Reference has been made to housing supply. In Milton Keynes, we are delivering. Our core strategy, agreed in 2013, provides for 28,000 homes over the next decade or so. The Government have helped to bring forward some of these developments—at Newton Leys in the western flank of my constituency, for example. I endorse the point made by my right hon. Friend the Member for South East Cambridgeshire (Sir James Paice), who said that we need to do all we can to bring forward these developments.

I have some concerns. Some in Milton Keynes want to go outside this plan prematurely and look at other developments—at Salden Chase, for example. I think that is very short sighted. We should consider further expansion only when it is part of a broader and more strategic view that takes into account other developments such as the new garden cities at Bicester and other places nearby. If I am returned in a couple of months’ time, this is a civic discussion that I wish to lead.

Finally, and not unrelated, is the reform of business rates announced by the Government. I very much welcome it. Under the current system, Milton Keynes pays out far more than it receives, and I would like this review to look at that balance. I was very concerned by some of the comments of the right hon. Member for Leeds Central (Hilary Benn), particularly when he said that a Labour Government would look at rebalancing the distribution of support from central Government. I worry—Labour has not been open about this—that this will mean taking money from fast-growing areas such as Milton Keynes and redistributing it elsewhere.

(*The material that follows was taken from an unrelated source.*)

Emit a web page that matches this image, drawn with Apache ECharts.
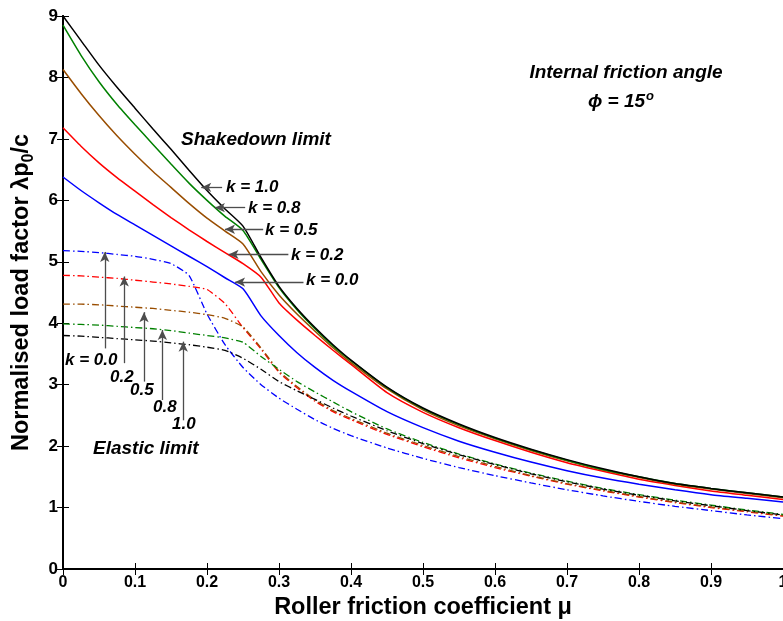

I note with pleasure the Chancellor’s invitation for other areas to replicate what has been proposed for business rate retention in Manchester and in Cambridge. If re-elected, I shall encourage Milton Keynes council and the business community there to beat a path to his door to see whether we can arrange something similar. That will be important for funding the additional infrastructure we need if we are to continue to grow our housing.

I would also welcome the rebalancing of business rates between the large-scale businesses and the small high-street ones. I have both in my constituency: I have everything from the big John Lewis distribution centre right down to small and wonderful local shops.

This is a good Budget for the long-term success of Milton Keynes and the United Kingdom as a whole. I look forward to participating in our further growth in the next Parliament.